SNSやネットを介してお互いの存在を知り、相互フォローになり、推しについて語り合い、遠征レポートを見せてもらう。もしかしたら一生知り合うことはなかったかもしれない人たちに、推しという共通点があればこそ出会い、古くからの知り合いのように話すことのできる不思議さについて、時々考える。
しばらくお付き合いしていると、だんだんその人の個性や生活感が見えてくるのも面白い。この方はたくさん現場に行っているなとか、この方にはこんな趣味もあるんだなとか、この方は●曜日がお休みなのかなとか、最近引っ越したんだなとか…人となりが見えてくると、その人についてもっと知りたくなってくる。
けれど、むやみやたらに詮索することは避けなければならない。また、自分について話しすぎることも。わたしたちのつながりは、あくまでも推しの存在あってこそ。推しはいわば玄関みたいなものだ。それより奥に踏み込むかどうか、それより奥を見せるかどうかは慎重になる必要がある。
なぜなら、「同じ」推しを介してつながる推し友の関係に、仕事の違い、年収の違い、家賃の違い、更にはパートナーの有無、子供の有無などの「違い」を持ち込みすぎると溝を生みかねないからだ。
推し友の結婚、妊娠出産、子供の進学といったライフイベントを知ることがある。
わたし自身も昨年子供が生まれた時、タイムラインが賑やかになる大晦日のタイミングを選んでさりげなくご報告した。SNSに顔を出す頻度が変わったとしても、それは推しへの熱が冷めたからではないと知ってほしかったからだ。予想以上にたくさんのお祝いのリプライを頂き、あたたかな気持ちになると同時に、ちょっとほっとしたのを覚えている。
同じ推しを応援し続けている間なら、様々な違いをこえて無条件につながり合える推し友の力。推し活以外の場面でも、お互いの多忙を励まし合ったり、幸せを分かち合ったりする。これをシスターフッドの一種と呼ぶこともできると思う。しかし、推しが引退したり、わたしたちが推しを変えたりすれば、このつながりは脆くも崩れ去る危険性をはらんでいる。

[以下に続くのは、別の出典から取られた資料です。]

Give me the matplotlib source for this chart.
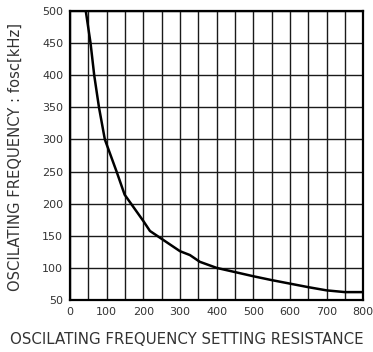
import matplotlib
matplotlib.use("Agg")
import matplotlib.pyplot as plt
import numpy as np

plt.rcParams['font.family'] = ['DejaVu Sans']

# resistance [kOhm] vs oscillating frequency [kHz]
resistance = [43, 56, 66, 79, 95, 127, 149, 200, 218, 300, 327, 354,
              400, 450, 500, 550, 600, 650, 700, 750, 800]
fosc = [500, 450, 400, 350, 300, 250, 214, 173, 157.5, 126, 120, 109.5,
        100, 93.5, 87, 81, 75.5, 70, 65, 62.3, 62.3]

x_ticks = [0, 100, 200, 300, 400, 500, 600, 700, 800]
y_ticks = [50, 100, 150, 200, 250, 300, 350, 400, 450, 500]

fig = plt.figure(figsize=(3.73, 3.52), dpi=100)
ax = fig.add_axes([0.1877, 0.1477, 0.9740 - 0.1877, 0.9688 - 0.1477])

ax.set_xlim(0, 800)
ax.set_ylim(50, 500)
ax.set_xticks(np.arange(0, 801, 50))
ax.set_xticklabels([str(v) if v in x_ticks else '' for v in range(0, 801, 50)])
ax.set_yticks(y_ticks)
ax.grid(True, color='#1a1a1a', linewidth=1.0)
ax.set_axisbelow(True)

ax.plot(resistance, fosc, color='black', linewidth=1.8, solid_joinstyle='round', zorder=3)

ax.tick_params(length=0, labelsize=8, colors='#333333')
ax.tick_params(axis='x', pad=5)
ax.tick_params(axis='y', pad=5)
for s in ax.spines.values():
    s.set_color('black')
    s.set_linewidth(1.6)

fig.text(0.042, 0.553, 'OSCILATING FREQUENCY : fosc[kHz]', fontsize=10.6, color='#333333',
         rotation=90, ha='center', va='center')
fig.text(0.5, 0.035, 'OSCILATING FREQUENCY SETTING RESISTANCE', fontsize=10.8,
         color='#333333', ha='center', va='center')

fig.savefig('out.png', dpi=100)
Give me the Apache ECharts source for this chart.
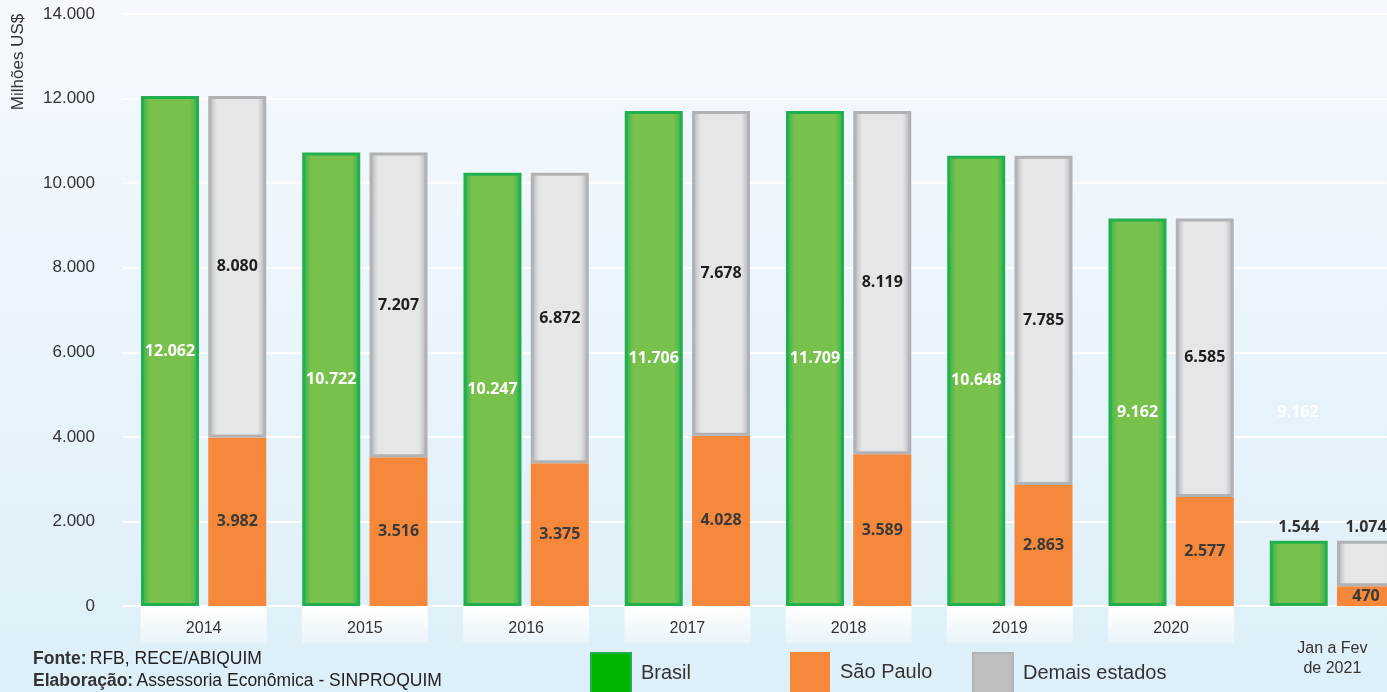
<!DOCTYPE html>
<html>
<head>
<meta charset="utf-8">
<script src="https://cdn.jsdelivr.net/npm/echarts@6/dist/echarts.min.js"></script>
<style>
  html,body{margin:0;padding:0;overflow:hidden}
  #chart{width:1413px;height:692px}
</style>
</head>
<body>
<div id="chart"></div>
<script>
const categories = ['2014','2015','2016','2017','2018','2019','2020','Jan a Fev\nde 2021']
const brasil = [12062, 10722, 10247, 11706, 11709, 10648, 9162, 1544]
const saoPaulo = [3982, 3516, 3375, 4028, 3589, 2863, 2577, 470]
const demais = [8080, 7207, 6872, 7678, 8119, 7785, 6585, 1074]
const yTicks = {min: 0, max: 14000, interval: 2000}

const fmt = (v) => String(v).replace(/\B(?=(\d{3})+(?!\d))/g, '.')
const last = categories.length - 1
const sans = 'Liberation Sans'
const lblFont = 'Open Sans'

let chartDom = document.getElementById('chart')
let myChart = echarts.init(chartDom)

const hGrad = (edge, mid, inner) => new echarts.graphic.LinearGradient(0, 0, 1, 0, [
  {offset: 0, color: edge}, {offset: 0.07, color: mid}, {offset: 0.15, color: inner},
  {offset: 0.85, color: inner}, {offset: 0.93, color: mid}, {offset: 1, color: edge}
])

let option = {
  backgroundColor: new echarts.graphic.LinearGradient(0, 0, 0, 1, [
    {offset: 0, color: '#f5f9fd'}, {offset: 1, color: '#ddeff9'}
  ]),
  animation: false,
  grid: {left: 123, right: 0, top: 14, bottom: 86},
  legend: [
    {data: [{name: 'Brasil', itemStyle: {color: '#00b400'}}], left: 590},
    {data: [{name: 'São Paulo', itemStyle: {color: '#f5883a'}}], left: 790},
    {data: [{name: 'Demais estados', itemStyle: {color: '#bdbebf'}}], left: 972}
  ].map(l => Object.assign(l, {
    top: 652, padding: 0, itemWidth: 40, itemHeight: 40, icon: 'rect', selectedMode: false,
    textStyle: {fontFamily: sans, fontSize: 20, color: '#333', padding: [0, 0, 0, 5]}
  })),
  xAxis: {
    type: 'category',
    data: categories.map((c, i) => i === last ? {
      value: c,
      textStyle: {backgroundColor: 'transparent', padding: [32, 0, 0, 0], lineHeight: 20}
    } : c),
    axisLine: {show: false},
    axisTick: {show: false},
    axisLabel: {
      interval: 0,
      margin: 1,
      width: 126,
      align: 'center',
      lineHeight: 18,
      padding: [13, 0, 5, 0],
      fontFamily: sans, fontSize: 16, color: '#333',
      backgroundColor: new echarts.graphic.LinearGradient(0, 0, 0, 1, [
        {offset: 0, color: 'rgba(255,255,255,1)'}, {offset: 1, color: 'rgba(255,255,255,0.3)'}
      ])
    }
  },
  yAxis: {
    type: 'value',
    min: yTicks.min,
    max: yTicks.max,
    interval: yTicks.interval,
    axisLine: {show: false},
    axisTick: {show: false},
    splitLine: {lineStyle: {color: '#ffffff', width: 2}},
    axisLabel: {
      margin: 28,
      fontFamily: sans, fontSize: 17, color: '#333',
      formatter: (v) => fmt(v)
    }
  },
  series: [
    {
      name: 'Brasil',
      type: 'bar',
      barWidth: 58,
      barGap: '16%',
      itemStyle: {
        color: hGrad('#19ae52', '#4fb94e', '#77c14c'),
        borderColor: '#22b04f', borderWidth: 3
      },
      label: {
        show: true, position: 'inside', formatter: (p) => fmt(p.value),
        fontFamily: lblFont, fontWeight: 'bold', fontSize: 16, color: '#ffffff'
      },
      data: brasil.map((v, i) => i === last ? {value: v, label: {position: 'top', color: '#333'}} : v)
    },
    {
      name: 'São Paulo',
      type: 'bar',
      stack: 'uf',
      barWidth: 58,
      itemStyle: {color: '#f5883a'},
      label: {
        show: true, position: 'inside', formatter: (p) => fmt(p.value),
        fontFamily: lblFont, fontWeight: 'bold', fontSize: 16, color: '#3a3a3a'
      },
      data: saoPaulo
    },
    {
      name: 'Demais estados',
      type: 'bar',
      stack: 'uf',
      barWidth: 58,
      itemStyle: {
        color: hGrad('#a9aaad', '#c9cacd', '#e5e6e8'),
        borderColor: '#b1b2b5', borderWidth: 3
      },
      label: {
        show: true, position: 'inside', formatter: (p) => fmt(p.value),
        fontFamily: lblFont, fontWeight: 'bold', fontSize: 16, color: '#1e1e1e'
      },
      data: demais.map((v, i) => i === last ? {value: v, label: {position: 'top', color: '#333'}} : v)
    }
  ],
  graphic: [
    {
      type: 'text', x: 18, y: 62, rotation: Math.PI / 2,
      style: {text: 'Milhões US$', font: '17px "Liberation Sans"', fill: '#333', align: 'center', verticalAlign: 'middle'}
    },
    {
      type: 'text', x: 1298, y: 412,
      style: {text: '9.162', font: 'bold 16px "Open Sans"', fill: '#ffffff', align: 'center', verticalAlign: 'middle'}
    },
    {
      type: 'text', left: 33, top: 650,
      style: {
        text: '{b|Fonte:} {n|RFB, RECE/ABIQUIM}\n{b|Elaboração:} {n|Assessoria Econômica - SINPROQUIM}',
        rich: {
          b: {fontFamily: sans, fontWeight: 'bold', fontSize: 17.5, fill: '#333', lineHeight: 22},
          n: {fontFamily: sans, fontSize: 17.5, fill: '#222', lineHeight: 22}
        }
      }
    }
  ]
}
myChart.setOption(option)
</script>
</body>
</html>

それでもこの極めて脆いシスターフッドを信じてみたくなるのは、シスターフッドを結ぶことの難しさを知っているからだ。
独身時代、妊娠中の先輩のサポートで過労直前まで追い込まれていた頃、社内の育児中の女性全員が敵に見え、「図々しい女性にしか妊娠出産はできない」とまで思いつめた。それどころか、自分自身が結婚し、妊娠出産することにも明るいイメージを持てなくなっていた。本来糾弾されるべきは、人手不足を後輩から先輩への思いやりに頼って乗り切ろうとした会社組織だったにも関わらず。
独身女性と既婚女性が、会社員女性と専業主婦が、正規雇用女性と非正規雇用女性が相容れぬさまは、エンターテイメントとして消費されていはしまいか。しかしわたしたちは、世界に消費される側ではなく、世界を消費する側になり得る。
例え表向きだけだったとしても、数年後には終わっているとしても、わたしたちは今日も手を取り合うのだ。